Preaching

Nights of Lonely Intercession – DM McIntyre

Before the great revival in Gallneukirchen broke out, Martin Boos spent hours and days and often nights in lonely agonies of intercession.  Afterwards, when he preached, his words were as flame, and the hearts of the people as grass.

– DM McIntyre –

Holiness of Life – Robert Murray M’Cheyne

Study universal holiness of life. Your whole usefulness depends on this, for your sermons last but an hour or two; your life preaches all the week. If Satan can only make a covetous minister a lover of praise, of pleasure, of good eating, he has ruined your ministry. Give yourself to prayer, and get your texts, your thoughts, your words from God. Luther spent his best three hours in prayer.

– Robert Murray M’Cheyne –

My Greatest Need – Robert Murray McCheyne

Minister of the gospel, say that of your congregation, “The greatest need for my people is my personal holiness.” Teacher say that of your class, “The greatest need for my Sunday School class is my personal holiness.”

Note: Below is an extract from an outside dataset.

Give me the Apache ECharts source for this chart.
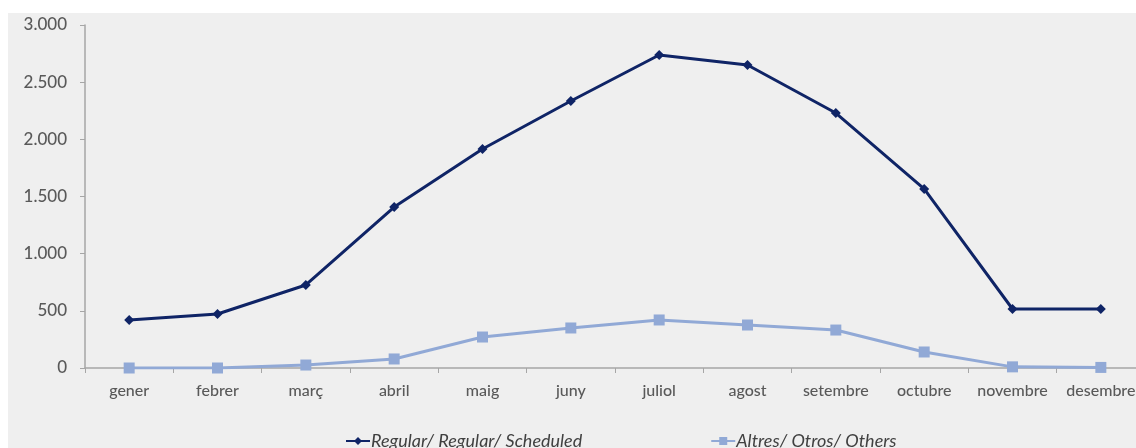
<!DOCTYPE html>
<html>
<head>
<meta charset="utf-8">
<script src="https://cdn.jsdelivr.net/npm/echarts@6/dist/echarts.min.js"></script>
<style>
    html, body { margin: 0; padding: 0; background: #ffffff; }
    #chart { width: 1136px; height: 448px; }
</style>
</head>
<body>
<div id="chart"></div>
<script>
// mesos i valors llegits del gràfic
const months = ['gener', 'febrer', 'març', 'abril', 'maig', 'juny', 'juliol', 'agost', 'setembre', 'octubre', 'novembre', 'desembre']
const regular = [420, 472, 726, 1408, 1915, 2335, 2738, 2650, 2230, 1566, 516, 516]
const others = [0, 0, 26, 79, 271, 350, 420, 376, 332, 140, 10, 5]
const seriesNames = ['Regular/ Regular/ Scheduled', 'Altres/ Otros/ Others']

const fontFamily = 'Lato, "DejaVu Sans", sans-serif'
const axisGray = '#a6a6a6'

let chart = echarts.init(document.getElementById('chart'))
chart.setOption({
    animation: false,
    graphic: [{
        type: 'rect',
        z: -10,
        shape: { x: 8, y: 13, width: 1136, height: 448 },
        style: { fill: '#efefef' }
    }],
    legend: {
        bottom: -7,
        left: 340,
        itemGap: 128,
        itemWidth: 24,
        itemHeight: 10,
        textStyle: {
            fontFamily,
            fontSize: 18,
            fontStyle: 'italic',
            color: '#404040',
            padding: [0, 0, 0, -4]
        },
        data: seriesNames
    },
    grid: {
        left: 85,
        top: 25,
        width: 1060,
        height: 343,
        outerBoundsMode: 'none'
    },
    xAxis: {
        type: 'category',
        data: months,
        boundaryGap: true,
        axisLine: { lineStyle: { color: axisGray, width: 1.5 } },
        axisTick: { show: true, length: 5, lineStyle: { color: axisGray } },
        axisLabel: {
            interval: 0,
            margin: 15,
            fontFamily,
            fontSize: 16,
            fontWeight: 500,
            color: '#595959'
        }
    },
    yAxis: {
        type: 'value',
        min: 0,
        max: 3000,
        interval: 500,
        splitLine: { show: false },
        axisLine: { show: true, lineStyle: { color: axisGray, width: 1.5 } },
        axisTick: { show: true, length: 5, lineStyle: { color: axisGray } },
        axisLabel: {
            margin: 18,
            fontFamily,
            fontSize: 17,
            fontWeight: 500,
            color: '#595959',
            formatter: v => v >= 1000 ? Math.floor(v / 1000) + '.' + String(v % 1000).padStart(3, '0') : String(v)
        }
    },
    series: [{
        name: seriesNames[0],
        type: 'line',
        data: regular,
        symbol: 'diamond',
        symbolSize: 10,
        itemStyle: { color: '#0f2466' },
        lineStyle: { color: '#0f2466', width: 3 },
        z: 3
    }, {
        name: seriesNames[1],
        type: 'line',
        data: others,
        symbol: 'rect',
        symbolSize: 11,
        itemStyle: { color: '#91a9d6' },
        lineStyle: { color: '#91a9d6', width: 3 },
        z: 2
    }]
})
</script>
</body>
</html>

– Robert Murray McCheyne –

Keep Close to My Bible – Charles Spurgeon

I have been called an Arminian Calvinist or a Calvinistic Arminian and I am quite content so long as I can keep close to my Bible. I desire to preach what I find in this Book whether I find it in anybody else’s book or not.

– Charles Spurgeon –

The Prayer Life of DL Moody – RA Torrey

Out of a very intimate acquaintance with DL Moody, I wish to testify that he was a far greater pray-er than he was preacher. Time and time again, he was confronted by obstacles that seemed insurmountable, but he always knew the way to overcome all difficulties. He knew the way to bring to pass anything that needed to be brought to pass. He knew and believed in the deepest depths of his soul that nothing was too hard for the Lord, and that prayer could do anything that God could do.

– RA Torrey –

A World of Nice People – CS Lewis

A world of nice people, content in their own niceness, looking no further, turned away from God, would be just as desperately in need of salvation as a miserable world—and might be even more difficult to save.